Friday, December 18, 2009

Movie Review: The Young Victoria

The Young Victoria ***
Directed By:
Jean-Marc Vallee.
Written By: Julian Fellowes.
Starring: Emily Blunt (Young Victoria), Rupert Friend (Prince Albert), Paul Bettany (Lord Melbourne), Miranda Richardson (Duchess of Kent), Jim Broadbent (King William), Thomas Kretschmann (King Leopold of Belgium), Mark Strong (Sir John Conroy), Harriet Walter (Queen Adelaide), Michael Maloney (Sir Robert Peel), Genevieve O'Reilly (Lady Flora Hastings).

So many costume dramas ignore political concerns, and simply like to dwell on the art direction and costume design, as if what the characters are wearing, and the gorgeousness of the décor is more important than what the characters are thinking and feeling. The Young Victoria is different. It follows Queen Victoria and her raise from a sheltered teenager, through her coronation, her marriage and the birth of her first child. It is a movie that focuses on the political implications of her every decision.

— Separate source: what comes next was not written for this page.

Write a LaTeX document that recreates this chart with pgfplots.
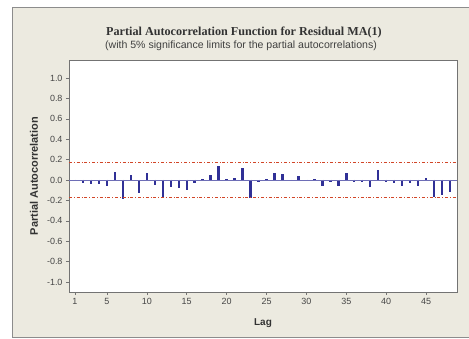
\documentclass[border=0pt]{standalone}
\usepackage{pgfplots}
\pgfplotsset{compat=1.18}
\usepackage{fontspec}
\setmainfont{Liberation Sans}
\newfontfamily\titlefont{Liberation Serif}
\definecolor{bgbeige}{RGB}{236,234,224}
\definecolor{framegray}{RGB}{140,140,140}
\definecolor{barblue}{RGB}{48,48,150}
\definecolor{limred}{RGB}{210,70,40}
\definecolor{ticktext}{RGB}{70,70,70}
\pgfplotstableread{
lag pacf
1 -0.010
2 -0.025
3 -0.035
4 -0.035
5 -0.055
6 0.080
7 -0.190
8 0.050
9 -0.130
10 0.070
11 -0.050
12 -0.180
13 -0.070
14 -0.075
15 -0.100
16 -0.030
17 0.010
18 0.045
19 0.140
20 0.005
21 0.015
22 0.115
23 -0.180
24 -0.020
25 0.005
26 0.065
27 0.055
28 -0.010
29 0.040
30 -0.010
31 0.010
32 -0.055
33 -0.020
34 -0.060
35 0.065
36 -0.020
37 -0.020
38 -0.070
39 0.095
40 -0.020
41 -0.030
42 -0.060
43 -0.030
44 -0.055
45 0.020
46 -0.170
47 -0.150
48 -0.115
}\pacftable
\begin{document}
\begin{tikzpicture}
\useasboundingbox (-69bp,-47bp) rectangle (400bp,292bp);
\fill[white] (-69bp,-47bp) rectangle (400bp,292bp);
\filldraw[fill=bgbeige, draw=framegray, line width=0.8bp] (-57bp,-45bp) rectangle (410bp,285bp);
\node[font=\titlefont\bfseries\fontsize{12.2}{13}\selectfont, text=black!80] at (175bp,259bp) {Partial Autocorrelation Function for Residual MA(1)};
\node[font=\fontsize{10.6}{12}\selectfont, text=black!75] at (172bp,246bp) {(with 5\% significance limits for the partial autocorrelations)};
\begin{axis}[
  at={(0,0)}, anchor=south west,
  scale only axis, width=388bp, height=232bp,
  xmin=0.25, xmax=48.87, ymin=-1.098, ymax=1.176,
  axis background/.style={fill=white},
  axis line style={draw=black!55, line width=0.6bp},
  xtick={1,5,10,15,20,25,30,35,40,45},
  ytick={-1,-0.8,-0.6,-0.4,-0.2,0,0.2,0.4,0.6,0.8,1},
  yticklabel style={/pgf/number format/.cd, fixed, fixed zerofill, precision=1},
  /pgf/number format/assume math mode=true,
  tick label style={font=\fontsize{9}{10}\selectfont, text=ticktext},
  tick align=outside, major tick length=3bp,
  tick style={draw=black!55, line width=0.5bp},
  xtick pos=bottom, ytick pos=left,
  xlabel={Lag}, ylabel={Partial Autocorrelation},
  xlabel style={font=\bfseries\fontsize{10}{11}\selectfont, text=black!80, at={(axis description cs:0.5,-0.134)}, anchor=center},
  ylabel style={font=\bfseries\fontsize{11}{12}\selectfont, text=black!80, at={(axis description cs:-0.09,0.5)}, anchor=center},
  clip=false,
]
\addplot[barblue, line width=2.4bp, ycomb, mark=none] table[x=lag, y=pacf] {\pacftable};
\addplot[limred, line width=0.7bp, dash dot] coordinates {(0.25,0.172) (48.87,0.172)};
\addplot[limred, line width=0.7bp, dash dot] coordinates {(0.25,-0.172) (48.87,-0.172)};
\addplot[barblue!70, line width=0.5bp] coordinates {(0.25,0) (48.87,0)};
\end{axis}
\end{tikzpicture}
\end{document}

Emily Blunt plays Victoria, and finds the right notes to play a naïve and playful teenager, tired of being treated like a prisoner by her mother, the Duchess of Kent (Miranda Richardson), and her servant, Sir John Conroy (Mark Strong). Her Uncle William (Jim Broadbent), is the King, and because she is the only child of her royal generation, she will become Queen when he dies. Conroy is hoping that Victoria is going to appoint her mother regent, effectively giving her power until she becomes older, and can perform her duties, and as such he can pull the strings from behind the scenes. But Victoria hates him, and has no plans to turn over her power, either to him or anyone else.

The King of Belgium (Thomas Kretschmann) is the related of the Duchess, and wants to have control over England himself. He has planned to put his nephew, Albert (Rupert Friend), into Victoria’s heart, so he can influence her politics himself. In addition, the Prime Minister, Lord Melbourne (Paul Bettany), uses Victoria for his own purposes. He knows that she is politically sympathetic to his cause. She uses this, and his natural charm, to integrate himself into her life. He becomes her closest adviser once she becomes Queen, and manipulates her to his own purposes. No matter how unpopular her decisions are, or her relationship with him is, she refuses to listen to anyone else. Even when she marries Albert, she keeps him at a distance politically.

I’m sure that many people will find The Young Victoria rather dull. Costume dramas have traditionally been more romantic in nature, and although the movie does tell the love story between Victoria and Albert (and Blunt and Friend are excellent at showing this love on screen), it is much more concerned with the political maneuverings of the people in question. There are multiple references to chess pieces in this movie, and director Jean Marc Vallee and writer Julien Fellowes treat their characters much the same way.

Speaking of Vallee, this is a curious choice for him. His first film was the great Quebecois film C.R.A.Z.Y. a movie about gay teenager in 1970s Quebec and his trouble growing up. Why he decided to go from that to a story of the British monarchy is interesting. He does do a fine job with things like the costume design and art direction, and he keeps the movie going along at a leisurely, but assured pace. But unlike C.R.A.Z.Y. he doesn’t really internalize the drama of the characters. He keeps his distance, and as such we remain at a distance from them as well.

Yet the performance keep us interested. Not just Blunt and Friend, both excellent, but Paul Bettany who is charming and devious, without becoming scummy. He really is a good guy, even if he uses Victoria for his own game. Jim Broadbent gives a brief, yet boisterous performance, as King William, drunkenly yelling at his sister in law, while doting on his beloved niece. Mark Strong adds yet another bad guy role to his resume as Sir John Conroy, so cold and calculating, and he can not believe that he has lost his chess game, and wasted his life.

The Young Victoria is well made and entertaining, without ever becoming quite engrossing. I admired the film, and its focus on politics, much more than I was swept away with it. It is a fine film, but could have been better.